My Saldrallan was a big intimidating snake-thing who could riddle you with holes with his mag rifle, but Josh's Hacragorkan was muder incarnate in melee, so attempting to assert my authority over her in a face-to-face conversation was pretty much going to be the death of me. And Josh knew this, which was kind of a bummer for both of us, because it meant that she could quite easily negate my character's shtick of wanting to be "in charge." I kept pushing that conflict, though, because it was more straightforward than trying to outmaneuver Andrew's telepath or Vernon's ship-taking-over homicidal robot. I knew I'd lose in the end, both because of the character and player I was pitted against, but I was willing to take one for the team for the sake of drama.

Anyway. I don't want it to sound like I didn't have fun, because I did. But we all walked away from it kinda unhappy with the basic set-up and an ending that wasn't entirely satisfying.

The game, though, is a cool implementation of FATE, so... go get it and/or play it.


Unknown said...

TORG?? TORG!! Shweet! I'd be interested in any information on that!

(Was such a nerd for TORG in the day)

Mike Olson said...

Yeah, I thought that might catch your attention.

In short, Morgan used bits of FATE Kerberos to hack together a Torg game based primarily, I believe, on the basic premise of The Nile Empire and its cover art.

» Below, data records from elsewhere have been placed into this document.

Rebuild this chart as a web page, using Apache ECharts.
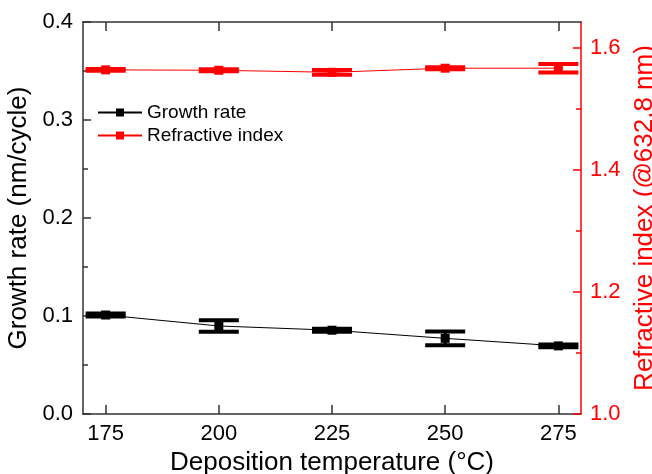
<!DOCTYPE html>
<html>
<head>
<meta charset="utf-8">
<script src="https://cdn.jsdelivr.net/npm/echarts@6/dist/echarts.min.js"></script>
<style>
  html, body { margin: 0; padding: 0; background: #fff; }
  #main { width: 652px; height: 474px; }
</style>
</head>
<body>
<div id="main"></div>
<script>
// deposition temperature (°C)
var temps = [175, 200, 225, 250, 275];
var tempTicks = [175, 200, 225, 250, 275];
// growth rate (nm/cycle) and its error
var growthRate = [0.101, 0.0898, 0.0855, 0.0772, 0.0695];
var growthErr = [0.0015, 0.0058, 0.0015, 0.0071, 0.0015];
// refractive index @632.8 nm and its error
var refIndex = [1.5645, 1.5638, 1.5605, 1.5672, 1.5672];
var refErr = [0.0016, 0.0016, 0.0039, 0.0016, 0.0069];
var refMajorTicks = [1.0, 1.2, 1.4, 1.6];
var refMinorTicks = [1.1, 1.3, 1.5];

var FONT = "'Liberation Sans', Arial, sans-serif";
var AXIS_GRAY = "#333";

var myChart = echarts.init(document.getElementById("main"));

function pairs(xs, ys, es) {
  return xs.map(function (x, i) {
    return es ? [x, ys[i], es[i]] : [x, ys[i]];
  });
}

// error bar: vertical stem + two caps
function errorBar(color) {
  return function (params, api) {
    var x = api.value(0);
    var y = api.value(1);
    var e = api.value(2);
    var top = api.coord([x, y + e]);
    var bot = api.coord([x, y - e]);
    var hw = 20;
    return {
      type: "group",
      children: [
        {
          type: "line",
          shape: { x1: top[0], y1: top[1], x2: bot[0], y2: bot[1] },
          style: { stroke: color, lineWidth: 3 },
        },
        {
          type: "line",
          shape: { x1: top[0] - hw, y1: top[1], x2: top[0] + hw, y2: top[1] },
          style: { stroke: color, lineWidth: 4 },
        },
        {
          type: "line",
          shape: { x1: bot[0] - hw, y1: bot[1], x2: bot[0] + hw, y2: bot[1] },
          style: { stroke: color, lineWidth: 4 },
        },
      ],
    };
  };
}

var option = {
  animation: false,
  textStyle: { fontFamily: FONT },
  grid: {
    left: 83,
    right: 71,
    top: 22,
    bottom: 60,
    containLabel: false,
    outerBoundsMode: "none",
  },
  legend: {
    data: ["Growth rate", "Refractive index"],
    orient: "vertical",
    left: 97,
    top: 103,
    padding: 0,
    itemWidth: 44,
    itemHeight: 10,
    itemGap: 4,
    textStyle: { fontFamily: FONT, fontSize: 19, color: "#000" },
  },
  xAxis: [
    {
      type: "value",
      position: "bottom",
      min: 170,
      max: 280,
      name: "Deposition temperature (°C)",
      nameLocation: "middle",
      nameGap: 32,
      nameTextStyle: { fontFamily: FONT, fontSize: 26, color: "#000" },
      axisLine: { lineStyle: { color: AXIS_GRAY, width: 1.5 } },
      axisTick: {
        inside: true,
        length: 9,
        customValues: tempTicks,
        lineStyle: { color: AXIS_GRAY, width: 1.5 },
      },
      axisLabel: {
        customValues: tempTicks,
        margin: 9,
        fontSize: 22,
        color: "#000",
        fontFamily: FONT,
      },
      splitLine: { show: false },
    },
    {
      type: "value",
      position: "top",
      min: 170,
      max: 280,
      axisLine: { lineStyle: { color: AXIS_GRAY, width: 1.5 } },
      axisTick: {
        inside: true,
        length: 9,
        customValues: tempTicks,
        lineStyle: { color: AXIS_GRAY, width: 1.5 },
      },
      axisLabel: { show: false },
      splitLine: { show: false },
    },
  ],
  yAxis: [
    {
      type: "value",
      position: "left",
      min: 0,
      max: 0.4,
      interval: 0.1,
      name: "Growth rate (nm/cycle)",
      nameLocation: "middle",
      nameGap: 42,
      nameTextStyle: { fontFamily: FONT, fontSize: 26, color: "#000" },
      axisLine: { show: true, lineStyle: { color: AXIS_GRAY, width: 1.5 } },
      axisTick: {
        show: true,
        inside: true,
        length: 8,
        lineStyle: { color: AXIS_GRAY, width: 1.5 },
      },
      minorTick: {
        show: true,
        splitNumber: 2,
        length: 5,
        lineStyle: { color: AXIS_GRAY, width: 1.5 },
      },
      axisLabel: {
        margin: 10,
        fontSize: 22,
        color: "#000",
        fontFamily: FONT,
        formatter: function (v) {
          return v.toFixed(1);
        },
      },
      splitLine: { show: false },
    },
    {
      type: "value",
      position: "right",
      min: 1.0,
      max: 1.643,
      name: "Refractive index (@632.8 nm)",
      nameLocation: "middle",
      nameGap: 41,
      nameRotate: 90,
      nameTextStyle: { fontFamily: FONT, fontSize: 26, color: "#ff0000" },
      axisLine: { show: true, lineStyle: { color: "#ff0000", width: 1.5 } },
      axisTick: {
        show: true,
        inside: true,
        length: 8,
        customValues: refMajorTicks,
        lineStyle: { color: "#ff0000", width: 1.5 },
      },
      axisLabel: {
        customValues: refMajorTicks,
        margin: 9,
        fontSize: 22,
        color: "#ff0000",
        fontFamily: FONT,
        formatter: function (v) {
          return v.toFixed(1);
        },
      },
      splitLine: { show: false },
    },
    {
      // minor ticks of the right axis
      type: "value",
      position: "right",
      min: 1.0,
      max: 1.643,
      axisLine: { show: false },
      axisTick: {
        show: true,
        inside: true,
        length: 5,
        customValues: refMinorTicks,
        lineStyle: { color: "#ff0000", width: 1.5 },
      },
      axisLabel: { show: false },
      splitLine: { show: false },
    },
  ],
  series: [
    {
      name: "Growth rate err",
      type: "custom",
      xAxisIndex: 0,
      yAxisIndex: 0,
      renderItem: errorBar("#000"),
      encode: { x: 0, y: 1 },
      data: pairs(temps, growthRate, growthErr),
      z: 2,
    },
    {
      name: "Refractive index err",
      type: "custom",
      xAxisIndex: 0,
      yAxisIndex: 1,
      renderItem: errorBar("#ff0000"),
      encode: { x: 0, y: 1 },
      data: pairs(temps, refIndex, refErr),
      z: 2,
    },
    {
      name: "Growth rate",
      type: "line",
      xAxisIndex: 0,
      yAxisIndex: 0,
      data: pairs(temps, growthRate),
      symbol: "rect",
      symbolSize: 9,
      itemStyle: { color: "#000" },
      lineStyle: { color: "#000", width: 1 },
      z: 3,
    },
    {
      name: "Refractive index",
      type: "line",
      xAxisIndex: 0,
      yAxisIndex: 1,
      data: pairs(temps, refIndex),
      symbol: "rect",
      symbolSize: 9,
      itemStyle: { color: "#ff0000" },
      lineStyle: { color: "#ff0000", width: 1 },
      z: 3,
    },
  ],
};

myChart.setOption(option);
</script>
</body>
</html>
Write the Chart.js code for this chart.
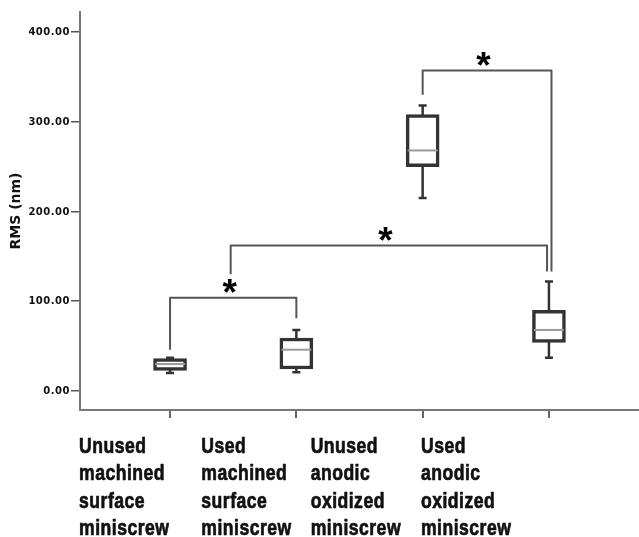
<!DOCTYPE html>
<html>
<head>
<meta charset="utf-8">
<script src="https://cdn.jsdelivr.net/npm/chart.js@4.4.0/dist/chart.umd.min.js"></script>
<style>
  html, body { margin: 0; padding: 0; background: #fff; }
  #wrap { width: 639px; height: 537px; }
</style>
</head>
<body>
<div id="wrap"><canvas id="rms-chart"></canvas></div>
<script>
// groups (x axis labels, one line per entry)
var groups = [
    ['Unused', 'machined', 'surface', 'miniscrew'],
    ['Used', 'machined', 'surface', 'miniscrew'],
    ['Unused', 'anodic', 'oxidized', 'miniscrew'],
    ['Used', 'anodic', 'oxidized', 'miniscrew']
];
// box plot values, RMS (nm)
var whiskerLow = [20, 21, 215, 37];
var q1 = [23, 24.5, 250, 54];
var median = [30, 46, 268, 68];
var q3 = [36, 59, 308, 90];
var whiskerHigh = [37, 68, 318, 122];
var yTicks = [0, 100, 200, 300, 400];

// significance brackets (x in group index, y in nm)
var bracketFrom = [0, 0.48, 2];
var bracketTo = [1, 2.985, 3.02];
var bracketY = [104, 162, 357];
var bracketFromEnd = [46, 130, 330];
var bracketToEnd = [81, 133, 133];

document.addEventListener('DOMContentLoaded', function() {
    var ctxEl = document.getElementById('rms-chart');

    var boxPlugin = {
        id: 'boxParts',
        beforeDatasetsDraw: function(chart) {
            var ctx = chart.ctx, x = chart.scales.x, y = chart.scales.y;
            ctx.save();
            ctx.strokeStyle = '#333';
            ctx.lineWidth = 2.5;
            for (var i = 0; i < groups.length; i++) {
                var cx = x.getPixelForValue(i);
                var top = y.getPixelForValue(whiskerHigh[i]);
                var bot = y.getPixelForValue(whiskerLow[i]);
                ctx.beginPath();
                ctx.moveTo(cx, top); ctx.lineTo(cx, bot);
                ctx.moveTo(cx - 4, top); ctx.lineTo(cx + 4, top);
                ctx.moveTo(cx - 4, bot); ctx.lineTo(cx + 4, bot);
                ctx.stroke();
            }
            ctx.restore();
        },
        afterDatasetsDraw: function(chart) {
            var ctx = chart.ctx, x = chart.scales.x, y = chart.scales.y;
            ctx.save();
            ctx.strokeStyle = '#9a9a9a';
            ctx.lineWidth = 2;
            for (var i = 0; i < groups.length; i++) {
                var cx = x.getPixelForValue(i);
                var my = y.getPixelForValue(median[i]);
                ctx.beginPath();
                ctx.moveTo(cx - 15, my); ctx.lineTo(cx + 15, my);
                ctx.stroke();
            }
            ctx.restore();
        },
        afterDraw: function(chart) {
            var ctx = chart.ctx, x = chart.scales.x, y = chart.scales.y;
            ctx.save();

            // brackets
            ctx.strokeStyle = '#555';
            ctx.lineWidth = 2;
            ctx.lineJoin = 'round';
            for (var b = 0; b < bracketY.length; b++) {
                var x1 = x.getPixelForValue(bracketFrom[b]);
                var x2 = x.getPixelForValue(bracketTo[b]);
                var by = y.getPixelForValue(bracketY[b]);
                ctx.beginPath();
                ctx.moveTo(x1, y.getPixelForValue(bracketFromEnd[b]));
                ctx.lineTo(x1, by);
                ctx.lineTo(x2, by);
                ctx.lineTo(x2, y.getPixelForValue(bracketToEnd[b]));
                ctx.stroke();

                ctx.fillStyle = '#000';
                ctx.font = 'bold 37px "Liberation Sans", Arial, sans-serif';
                ctx.textAlign = 'center';
                ctx.textBaseline = 'alphabetic';
                var m = ctx.measureText('*');
                var cyStar = by - 12;
                var base = cyStar + (m.actualBoundingBoxAscent - m.actualBoundingBoxDescent) / 2;
                ctx.fillText('*', (x1 + x2) / 2 - 3.5, base);
            }

            // y tick labels
            ctx.fillStyle = '#111';
            ctx.font = 'bold 10px "DejaVu Sans"';
            ctx.letterSpacing = '0.5px';
            ctx.textAlign = 'right';
            ctx.textBaseline = 'middle';
            yTicks.forEach(function(v) {
                ctx.fillText(v.toFixed(2), x.left - 10, y.getPixelForValue(v) + 0.5);
            });

            // x category labels: Liberation Sans bold squeezed to a narrow face
            ctx.letterSpacing = '0.6px';
            ctx.fillStyle = '#111';
            ctx.strokeStyle = '#111';
            ctx.lineWidth = 0.7;
            ctx.font = 'bold 22px "Liberation Sans", Arial, sans-serif';
            ctx.textAlign = 'left';
            ctx.textBaseline = 'alphabetic';
            var shift = [91, 95, 112, 128];
            var squeeze = 0.8;
            for (var i = 0; i < groups.length; i++) {
                var lx = x.getPixelForValue(i) - shift[i];
                for (var l = 0; l < groups[i].length; l++) {
                    ctx.save();
                    ctx.translate(lx, 453 + l * 27.3);
                    ctx.scale(squeeze, 1);
                    ctx.fillText(groups[i][l], 0, 0);
                    ctx.strokeText(groups[i][l], 0, 0);
                    ctx.restore();
                }
            }
            ctx.restore();
        }
    };

    new Chart(ctxEl, {
        type: 'bar',
        data: {
            datasets: [{
                label: 'RMS (nm)',
                data: groups.map(function(g, i) { return { x: i, y: [q1[i], q3[i]] }; }),
                backgroundColor: '#ffffff',
                borderColor: '#333',
                borderWidth: 3.5,
                borderSkipped: false,
                barThickness: 33
            }]
        },
        options: {
            responsive: true,
            maintainAspectRatio: false,
            animation: false,
            layout: { padding: { top: 12, left: 0, right: 0, bottom: 0 } },
            plugins: {
                legend: { display: false },
                tooltip: { enabled: false }
            },
            scales: {
                x: {
                    type: 'linear',
                    offset: false,
                    min: -0.713,
                    max: 3.713,
                    afterBuildTicks: function(scale) {
                        scale.ticks = groups.map(function(g, i) { return { value: i }; });
                    },
                    afterFit: function(scale) { scale.height = 127; },
                    grid: { offset: false, drawOnChartArea: false, tickLength: 8, color: '#666', lineWidth: 2 },
                    border: { color: '#777', width: 2 },
                    ticks: { display: false }
                },
                y: {
                    min: -21.2,
                    max: 422.3,
                    afterBuildTicks: function(scale) {
                        scale.ticks = yTicks.map(function(v) { return { value: v }; });
                    },
                    afterFit: function(scale) { scale.width = 80; },
                    grid: { drawOnChartArea: false, tickLength: 9, color: '#555', lineWidth: 1.5 },
                    border: { color: '#777', width: 2 },
                    ticks: { display: false },
                    title: {
                        display: true,
                        text: 'RMS (nm)',
                        color: '#111',
                        font: { family: 'DejaVu Sans', size: 14, weight: 'bold' },
                        padding: { top: 8, bottom: 0 }
                    }
                }
            }
        },
        plugins: [boxPlugin]
    });
});
</script>
</body>
</html>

Like I said, I had to miss it, unfortunately, so I don't really know more than that.

Well... I know he had some pretty awesome characters, and their sheets looked like FATE versions of the real deal. But that's it.

Jesse Q said...

I did get to play in both the Torg and Shadowrun games (my first time actually playing Fate, though I've been interested in it since I first saw it mentioned on the Fudge mailing list many years ago), and it was brilliant.

With Shadowrun, it was like the bookkeeping had been taken out and replaced with awesome.

The Torg game made me want to go back to fiddling with the various realities in Fate terms, and get a campaign going. I'd imagine using Fate would also lend itself to more flexibility in what realities invade - new genres, based on what the players want. (And yeah, Morgan clearly put some effort into making the Fate versions of the character sheets look like the orginal ones from Torg.)

Anonymous said...

Guy, what would you like to know about my FATE Torg game?

One thing that I was really pleased with was how well giving a player the Realities skill as their Extraordinary Tier Tag skill. Cosm laws and reality as aspect compels, which I finally figured out a few days before the con worked terrifically. But Vernon using his Core Earth covert agent's reality skill to just double tap a hostage holding bad guy, or pulling an Uzi on Dr. Mobius while he was monologueing, was a great way to capture his character being a modern man of action with grey morals in the Nile Empire's setting of pure Black and White morality.

The game itself could have done with a little more pacing and tweaking but for an initial run through I felt like it went pretty well.

Jesse thank you very much for the kind words about my FATE Shadowrun game. They mean that it works exactly as I hoped it would.

One thing that FATE really helps with is making everything in Shadowrun run together smoothly, no taking hour long breaks while the Decker hacks into a system, or when the Mages deal with the Astral plane or summoning up spirits. Everything happens simultaneously just like it was supposed to in the fiction.